● WRITTEN INSTRUCTION:
Copy each line where the word "that" occurs.

● PROVIDED ENTRIES:
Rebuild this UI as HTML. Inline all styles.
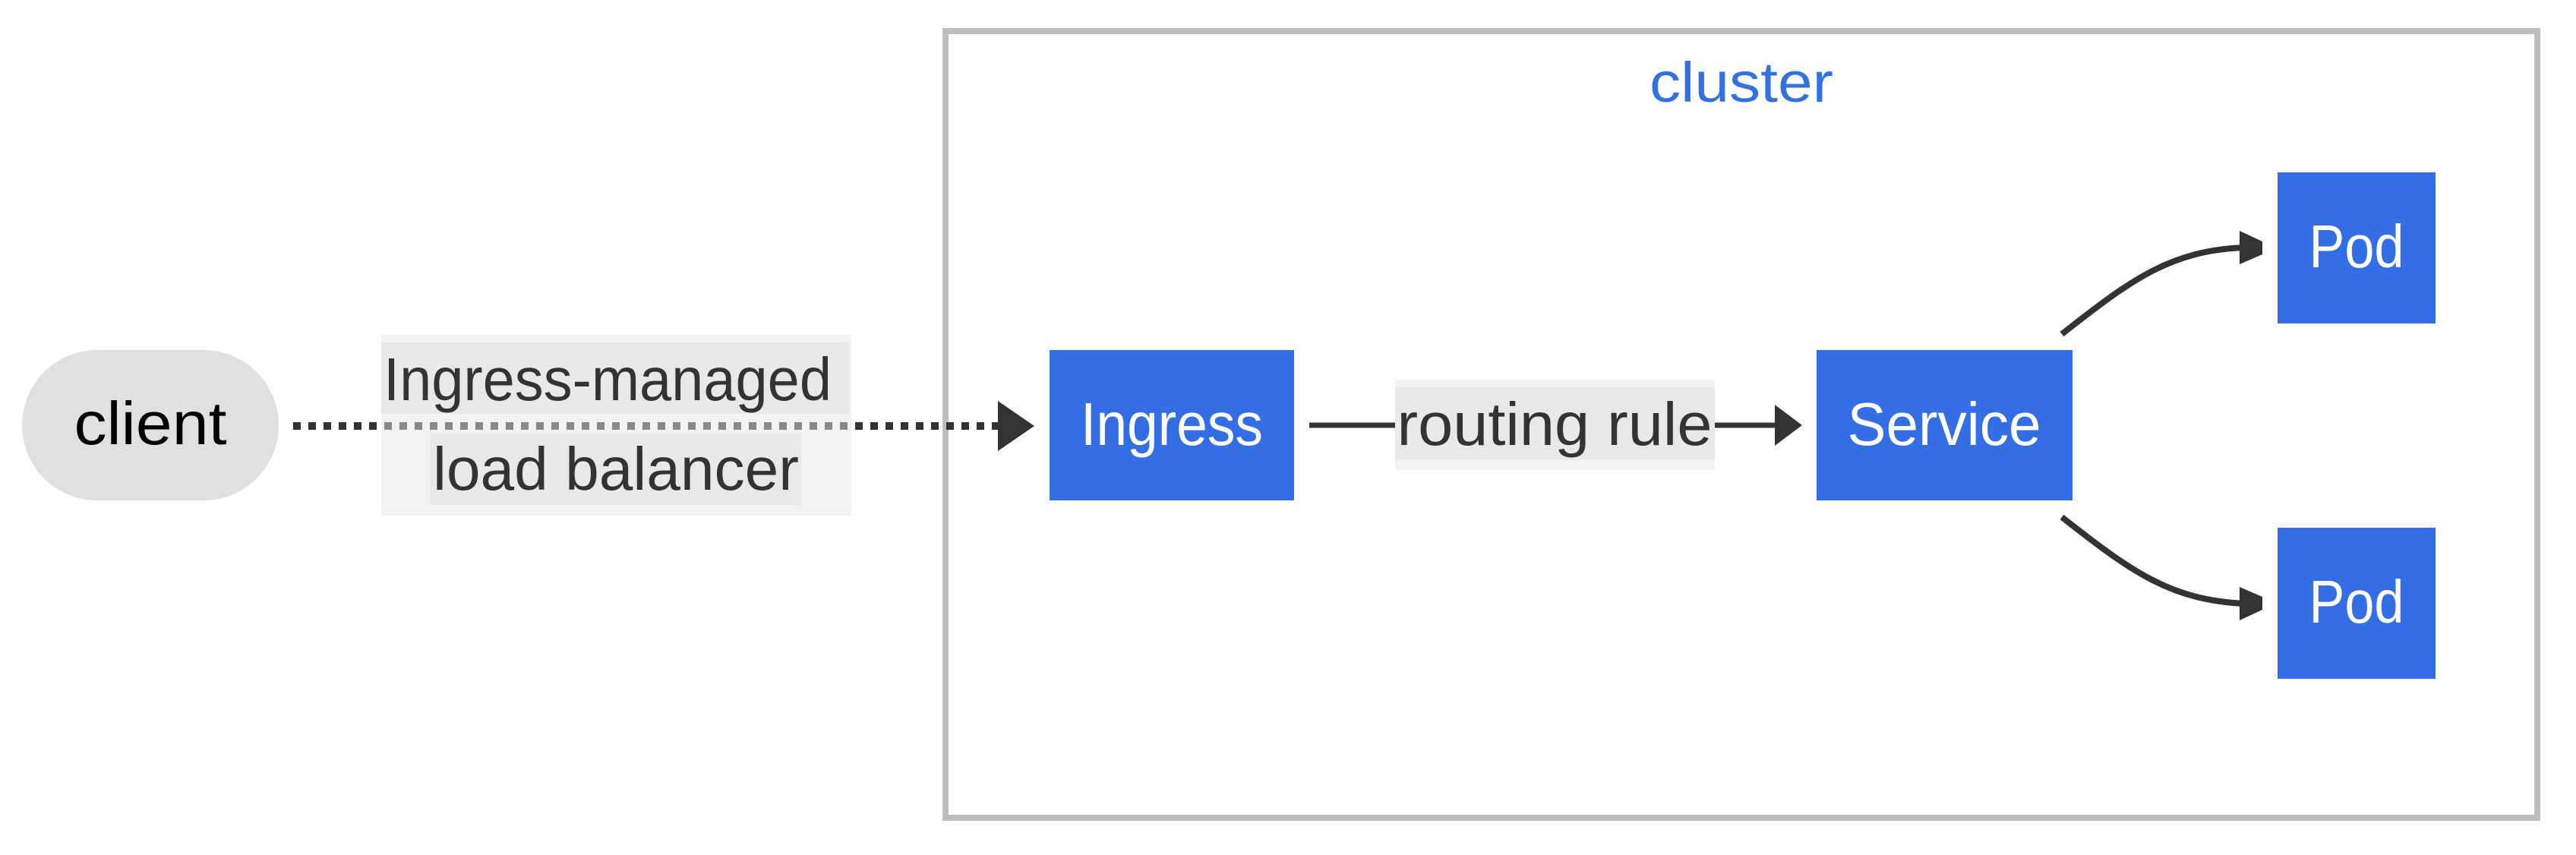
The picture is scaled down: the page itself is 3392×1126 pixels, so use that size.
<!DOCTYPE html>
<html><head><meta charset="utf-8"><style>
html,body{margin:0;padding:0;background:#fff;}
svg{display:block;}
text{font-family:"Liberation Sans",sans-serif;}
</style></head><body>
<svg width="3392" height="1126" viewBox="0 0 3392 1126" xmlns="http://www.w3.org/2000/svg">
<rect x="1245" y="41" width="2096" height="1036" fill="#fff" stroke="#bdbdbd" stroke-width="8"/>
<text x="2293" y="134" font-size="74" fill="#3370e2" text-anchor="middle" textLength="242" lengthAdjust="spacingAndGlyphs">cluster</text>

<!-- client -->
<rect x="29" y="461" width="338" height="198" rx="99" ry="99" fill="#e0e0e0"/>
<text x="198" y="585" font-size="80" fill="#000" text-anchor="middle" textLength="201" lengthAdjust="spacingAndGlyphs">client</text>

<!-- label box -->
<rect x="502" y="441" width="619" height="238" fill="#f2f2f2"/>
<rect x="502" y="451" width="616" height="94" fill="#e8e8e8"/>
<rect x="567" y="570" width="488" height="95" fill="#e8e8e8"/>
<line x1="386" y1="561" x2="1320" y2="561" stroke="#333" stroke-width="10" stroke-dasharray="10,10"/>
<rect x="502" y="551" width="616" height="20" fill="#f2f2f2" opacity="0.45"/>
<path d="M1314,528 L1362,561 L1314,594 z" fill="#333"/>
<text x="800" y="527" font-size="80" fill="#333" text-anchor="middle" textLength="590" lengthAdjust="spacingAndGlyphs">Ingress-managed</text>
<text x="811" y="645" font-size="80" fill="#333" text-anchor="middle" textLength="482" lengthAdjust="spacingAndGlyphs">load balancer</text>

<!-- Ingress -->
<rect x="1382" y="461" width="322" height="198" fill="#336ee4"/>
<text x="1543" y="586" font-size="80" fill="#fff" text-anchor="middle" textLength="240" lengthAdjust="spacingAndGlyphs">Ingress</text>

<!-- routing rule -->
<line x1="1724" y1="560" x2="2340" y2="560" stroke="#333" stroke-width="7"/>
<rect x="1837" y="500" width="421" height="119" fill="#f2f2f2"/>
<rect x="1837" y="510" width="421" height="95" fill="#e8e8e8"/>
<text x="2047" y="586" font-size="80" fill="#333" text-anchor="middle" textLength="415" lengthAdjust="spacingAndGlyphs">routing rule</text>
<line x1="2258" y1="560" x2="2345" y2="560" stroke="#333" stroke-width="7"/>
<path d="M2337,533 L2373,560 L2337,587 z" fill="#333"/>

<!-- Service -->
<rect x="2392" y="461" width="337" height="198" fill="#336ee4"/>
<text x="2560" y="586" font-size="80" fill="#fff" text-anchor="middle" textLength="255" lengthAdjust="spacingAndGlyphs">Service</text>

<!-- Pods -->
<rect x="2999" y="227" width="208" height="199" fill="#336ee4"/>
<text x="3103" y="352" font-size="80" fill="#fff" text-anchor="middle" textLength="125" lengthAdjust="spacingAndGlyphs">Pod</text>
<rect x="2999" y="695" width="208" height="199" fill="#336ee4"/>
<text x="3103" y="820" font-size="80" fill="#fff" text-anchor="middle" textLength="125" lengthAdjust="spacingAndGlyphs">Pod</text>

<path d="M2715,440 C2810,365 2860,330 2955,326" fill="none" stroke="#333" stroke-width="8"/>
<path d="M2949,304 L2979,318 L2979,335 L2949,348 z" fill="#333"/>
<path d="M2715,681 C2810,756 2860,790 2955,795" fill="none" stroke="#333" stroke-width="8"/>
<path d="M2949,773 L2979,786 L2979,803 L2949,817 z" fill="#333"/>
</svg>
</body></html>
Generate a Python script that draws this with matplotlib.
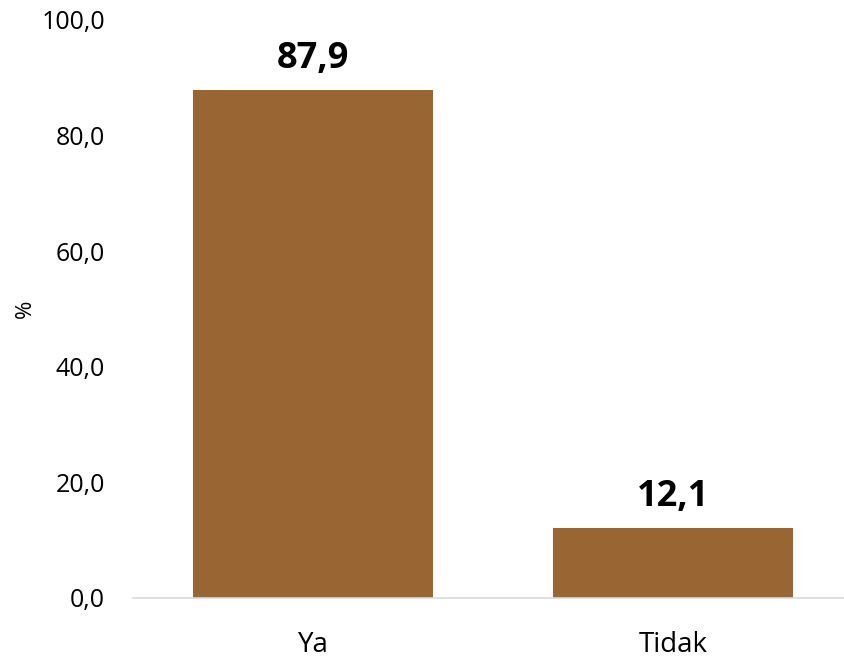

● THE SOLUTION:
The picture is scaled down: the page itself is 3392×1126 pixels, so use that size.
Generate a Python script that draws this with matplotlib.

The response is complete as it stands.